▸ **What the task requires**: Please write out the lines of the data exactly, beginning with the first and ending with the line containing "const innerH = height"; leave the pictures behind.

▸ **Given information**:
[Begin]
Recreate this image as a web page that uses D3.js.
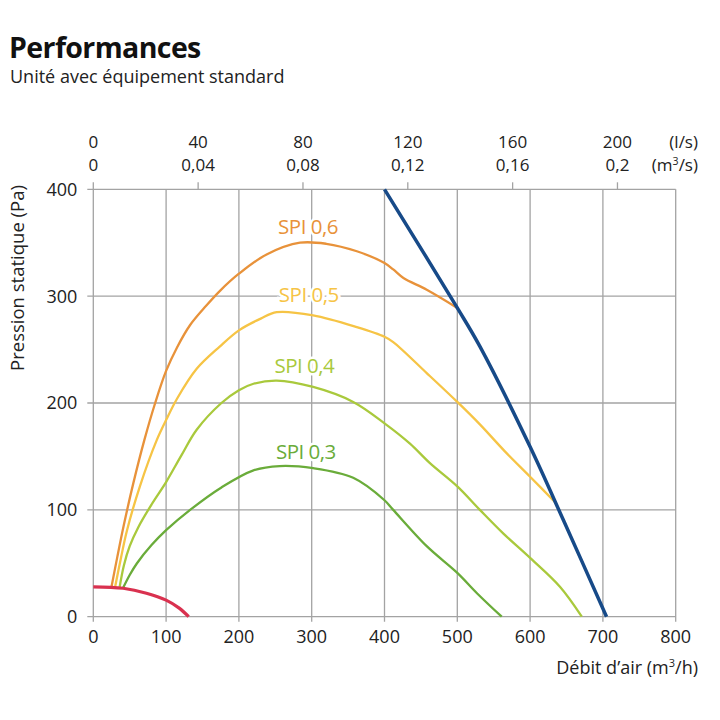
<!DOCTYPE html>
<html>
<head>
<meta charset="utf-8">
<script src="https://cdn.jsdelivr.net/npm/d3@7"></script>
<style>
  body { margin: 0; background: #fff; }
  svg { font-family: "Open Sans", "Noto Sans", sans-serif; }
</style>
</head>
<body>
<div id="chart"></div>
<script>
// tick values
const flowTicks = [0, 100, 200, 300, 400, 500, 600, 700, 800]   // m3/h
const pressureTicks = [0, 100, 200, 300, 400]                   // Pa
const lsTicks = [0, 40, 80, 120, 160, 200]                      // l/s
const m3sLabels = ['0', '0,04', '0,08', '0,12', '0,16', '0,2']

// SPI curves, [m3/h, Pa]
const spi06 = [[25, 28], [33, 56], [42, 86], [55, 125], [70, 165], [85, 200], [100, 230], [115, 252], [133, 273], [155, 291], [174, 305], [200, 321], [238, 339], [284, 350], [320, 349], [362, 342], [400, 331], [412, 325], [426, 317], [458, 306], [500, 289]]
const spi05 = [[30, 28], [38, 55], [46, 80], [64, 122], [87, 165], [100, 184], [115, 204], [142, 232], [174, 253], [200, 268], [230, 279], [252, 285], [302, 282], [362, 271], [400, 262], [412, 257], [458, 228], [500, 201], [531, 180], [565, 155], [600, 131], [636, 106]]
const spi04 = [[36, 27], [42, 48], [50, 66], [62, 84], [80, 105], [100, 126], [121, 151], [142, 175], [176, 200], [200, 212], [220, 218], [252, 221], [302, 215], [357, 201], [400, 181], [435, 162], [462, 144], [500, 122], [531, 100], [563, 78], [600, 55], [641, 28], [671, 0]]
const spi03 = [[41, 27], [50, 39], [60, 50], [80, 67], [100, 81], [133, 100], [176, 121], [220, 137], [256, 141], [302, 139], [357, 130], [400, 109], [412, 100], [458, 66], [500, 41], [527, 22], [561, 0]]
const systemCurve = [[400, 400], [500, 289], [531, 253], [600, 159], [646, 90], [705, 0]]
const fanMin = [[0, 28], [41, 26.6], [73, 22], [100, 15.5], [118, 8], [131, 0]]

const spiLabels = ['SPI 0,6', 'SPI 0,5', 'SPI 0,4', 'SPI 0,3']
const spiLabelPos = [[295, 365], [296, 302], [290, 235], [292, 155]]

const width = 720, height = 720
const margin = { top: 189.3, right: 44.3, bottom: 103.3, left: 93.3 }
const innerW = width - margin.left - margin.right
const innerH = height - margin.top - margin.bottom

const svg = d3.select('#chart').append('svg')
  .attr('width', width)
  .attr('height', height)

svg.append('text')
  .attr('x', 9).attr('y', 58)
  .attr('font-size', 28.5).attr('font-weight', 'bold').attr('fill', '#111')
  .attr('letter-spacing', -0.6)
  .text('Performances')
svg.append('text')
  .attr('x', 10).attr('y', 83)
  .attr('font-size', 18).attr('fill', '#222')
  .text('Unité avec équipement standard')

const g = svg.append('g').attr('transform', `translate(${margin.left},${margin.top})`)

const x = d3.scaleLinear().domain([0, 800]).range([0, innerW])
const y = d3.scaleLinear().domain([0, 400]).range([innerH, 0])

const gridColor = '#a3a3a3'

// grid
g.selectAll('.vgrid').data(flowTicks).enter().append('line')
  .attr('x1', d => x(d)).attr('x2', d => x(d))
  .attr('y1', 0).attr('y2', innerH + 5)
  .attr('stroke', gridColor).attr('stroke-width', 1.3)
g.selectAll('.hgrid').data(pressureTicks).enter().append('line')
  .attr('x1', -6).attr('x2', innerW)
  .attr('y1', d => y(d)).attr('y2', d => y(d))
  .attr('stroke', gridColor).attr('stroke-width', 1.3)

// top ticks (l/s)
g.selectAll('.ttick').data(lsTicks).enter().append('line')
  .attr('x1', d => x(d * 3.6)).attr('x2', d => x(d * 3.6))
  .attr('y1', 0).attr('y2', -7)
  .attr('stroke', gridColor).attr('stroke-width', 1.3)

const labelColor = '#222'
const fs = 18
const topFs = 17

g.selectAll('.xlab').data(flowTicks).enter().append('text')
  .attr('x', d => x(d)).attr('y', innerH + 26)
  .attr('text-anchor', 'middle').attr('font-size', fs).attr('fill', labelColor)
  .text(d => d)
g.selectAll('.ylab').data(pressureTicks).enter().append('text')
  .attr('x', -16).attr('y', d => y(d) + 6.5)
  .attr('text-anchor', 'end').attr('font-size', fs).attr('fill', labelColor)
  .text(d => d)
g.selectAll('.lslab').data(lsTicks).enter().append('text')
  .attr('x', d => x(d * 3.6)).attr('y', -41)
  .attr('text-anchor', 'middle').attr('font-size', topFs).attr('fill', labelColor)
  .text(d => d)
g.selectAll('.m3slab').data(lsTicks).enter().append('text')
  .attr('x', d => x(d * 3.6)).attr('y', -18)
  .attr('text-anchor', 'middle').attr('font-size', topFs).attr('fill', labelColor)
  .text((d, i) => m3sLabels[i])

g.append('text')
  .attr('x', 698 - margin.left).attr('y', -41)
  .attr('text-anchor', 'end').attr('font-size', topFs).attr('fill', labelColor)
  .text('(l/s)')
g.append('text')
  .attr('x', 698 - margin.left).attr('y', -18)
  .attr('text-anchor', 'end').attr('font-size', topFs).attr('fill', labelColor)
  .html('(m<tspan dy="-6" font-size="10.5">3</tspan><tspan dy="6">/s)</tspan>')
g.append('text')
  .attr('x', 698 - margin.left).attr('y', innerH + 57)
  .attr('text-anchor', 'end').attr('font-size', fs).attr('fill', labelColor)
  .html('Débit d’air (m<tspan dy="-7" font-size="11">3</tspan><tspan dy="7">/h)</tspan>')
svg.append('text')
  .attr('transform', 'translate(24,278) rotate(-90)')
  .attr('text-anchor', 'middle').attr('font-size', 18.5).attr('fill', labelColor)
  .text('Pression statique (Pa)')

// curves
const line = d3.line()
  .x(d => x(d[0]))
  .y(d => y(d[1]))
  .curve(d3.curveCatmullRom.alpha(0.5))

const spiSeries = [spi06, spi05, spi04, spi03]
const spiColors = ['#e8923a', '#f6c445', '#a9c93c', '#6aac3a']

spiSeries.forEach((s, i) => {
  g.append('path')
    .attr('d', line(s))
    .attr('fill', 'none')
    .attr('stroke', spiColors[i])
    .attr('stroke-width', 2.3)
})

g.append('path')
  .attr('d', line(fanMin))
  .attr('fill', 'none').attr('stroke', '#d9314f').attr('stroke-width', 3.2)

g.append('path')
  .attr('d', line(systemCurve))
  .attr('fill', 'none').attr('stroke', '#174a88').attr('stroke-width', 3.5)

spiLabels.forEach((t, i) => {
  g.append('text')
    .attr('x', x(spiLabelPos[i][0])).attr('y', y(spiLabelPos[i][1]) + 7.5)
    .attr('text-anchor', 'middle').attr('font-size', 20.5)
    .attr('letter-spacing', -0.5)
    .attr('fill', spiColors[i])
    .attr('stroke', '#fff').attr('stroke-width', 5).attr('paint-order', 'stroke')
    .text(t)
})
</script>
</body>
</html>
[End]
▸ **Answer in full**:
Recreate this image as a web page that uses D3.js.
<!DOCTYPE html>
<html>
<head>
<meta charset="utf-8">
<script src="https://cdn.jsdelivr.net/npm/d3@7"></script>
<style>
  body { margin: 0; background: #fff; }
  svg { font-family: "Open Sans", "Noto Sans", sans-serif; }
</style>
</head>
<body>
<div id="chart"></div>
<script>
// tick values
const flowTicks = [0, 100, 200, 300, 400, 500, 600, 700, 800]   // m3/h
const pressureTicks = [0, 100, 200, 300, 400]                   // Pa
const lsTicks = [0, 40, 80, 120, 160, 200]                      // l/s
const m3sLabels = ['0', '0,04', '0,08', '0,12', '0,16', '0,2']

// SPI curves, [m3/h, Pa]
const spi06 = [[25, 28], [33, 56], [42, 86], [55, 125], [70, 165], [85, 200], [100, 230], [115, 252], [133, 273], [155, 291], [174, 305], [200, 321], [238, 339], [284, 350], [320, 349], [362, 342], [400, 331], [412, 325], [426, 317], [458, 306], [500, 289]]
const spi05 = [[30, 28], [38, 55], [46, 80], [64, 122], [87, 165], [100, 184], [115, 204], [142, 232], [174, 253], [200, 268], [230, 279], [252, 285], [302, 282], [362, 271], [400, 262], [412, 257], [458, 228], [500, 201], [531, 180], [565, 155], [600, 131], [636, 106]]
const spi04 = [[36, 27], [42, 48], [50, 66], [62, 84], [80, 105], [100, 126], [121, 151], [142, 175], [176, 200], [200, 212], [220, 218], [252, 221], [302, 215], [357, 201], [400, 181], [435, 162], [462, 144], [500, 122], [531, 100], [563, 78], [600, 55], [641, 28], [671, 0]]
const spi03 = [[41, 27], [50, 39], [60, 50], [80, 67], [100, 81], [133, 100], [176, 121], [220, 137], [256, 141], [302, 139], [357, 130], [400, 109], [412, 100], [458, 66], [500, 41], [527, 22], [561, 0]]
const systemCurve = [[400, 400], [500, 289], [531, 253], [600, 159], [646, 90], [705, 0]]
const fanMin = [[0, 28], [41, 26.6], [73, 22], [100, 15.5], [118, 8], [131, 0]]

const spiLabels = ['SPI 0,6', 'SPI 0,5', 'SPI 0,4', 'SPI 0,3']
const spiLabelPos = [[295, 365], [296, 302], [290, 235], [292, 155]]

const width = 720, height = 720
const margin = { top: 189.3, right: 44.3, bottom: 103.3, left: 93.3 }
const innerW = width - margin.left - margin.right
const innerH = height - margin.top - margin.bottom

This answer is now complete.